IT wasn’t quite what I wanted to hear as I prepared to have a go at cooking Spain’s signature dish: “The first time you cook a paella, you never get it right.”
Yet this novice cook needed to try; I was in Valencia, after all, the home of paella.
Even before we started, it was daunting: I was staring into a roaring open fire with the sun beating down on my back and the heat was exhausting.
I joked to my teacher Vicente Rioja, a paella cook renowned across Spain, that I normally struggled to boil an egg. He did not smile.
Things, I felt, could only get better.
The classic dish, so popular with tourists, usually features a mixture of seafood and meat, but that is not the paella Valenciana. This one uses meat and vegetables.
“Paella is all about getting the tastes of the food absorbed into the rice,” explained Rioja.
Rice is absorbent and acts as a “conductor” of all the tastes of the mix of meats and vegetables. So when you sit down to eat the paella, it is the taste of the rice which determines whether you have really cracked it.
I placed chunks of chicken and rabbit liver on the heat, nudging them until they were golden. Next came the pureed tomatoes, white beans, green beans and pepper, followed by water.
“Timing is the essence, let’s leave it for about ten minutes,” said Rioja. “Time for a drink and an aperitif of rabbit livers.”
In this part of southeastern Spain, rabbit livers, full of vitamins and iron, are regarded as scraps to keep children full until the main dish arrives.
It did not have the desired effect on my children, who gingerly tasted the rich-tasting rabbit meat. Ice-cold white wine was not an option for them.
Returning to the cooking, we heaped the rice into our dishes and spread the meat to the edges to leave it to simmer for 18 minutes – no more.
Finished! It looked easy, but of course it was far from straight forward.
And now for the fun bit. Serving my creation to my wife, our eleven-year-old twins and our eldest, a temperamental teenager. Normally, they all moan at my less than perfect cooking.This time they had nothing but compliments.
We were gathered in the outdoor restaurant of Rioja’s family-run hotel, Hotel Rioja. Located in Benisanó, a small town north of the city, Rioja is the head chef here and it has become a mecca for chefs from across Spain who come to sample his work.
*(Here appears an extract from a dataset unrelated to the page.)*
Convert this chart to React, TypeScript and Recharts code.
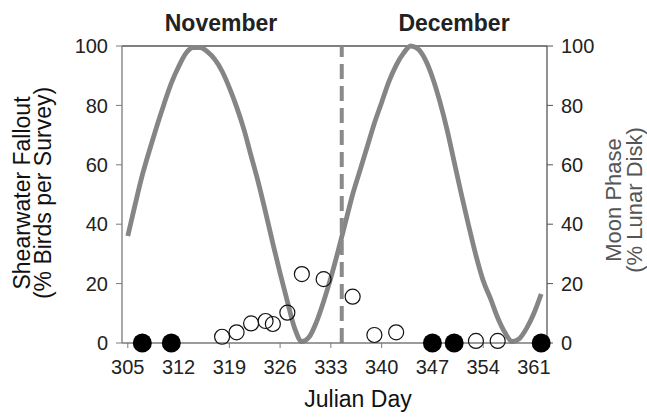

The region is famous for paella due to its lush green rice fields which cover the deltas of the city’s two main rivers, the Turia and Júcar. Valencia produces 120 million tonnes of the ‘white gold’ as it is called, every year.
A ten minute drive (or bus ride) south from the city takes you to the Albufera Natural Park, a huge lagoon, which mixes fresh and sea water and supplies the paddy fields around. Here we took a flat bottomed barge with a guide out on its calm, green waters.
Cruising through the reeds, we saw cormorants and ducks dive-bombing fish.
During the cruise, Santos Ruíz, the president of the Denomination of Origin of Valencian Rice explained to us it was the Arabs, who ruled the Iberian peninsula until the 8th century, who first introduced rice to Spain.
After the Christian reconquest of Spain in the 13th century, rice was banned at various times because it was believed that it spread malaria, due to the fact that it grew in damp areas populated by mosquitos. It was not until the 18th century that this theory was disproved.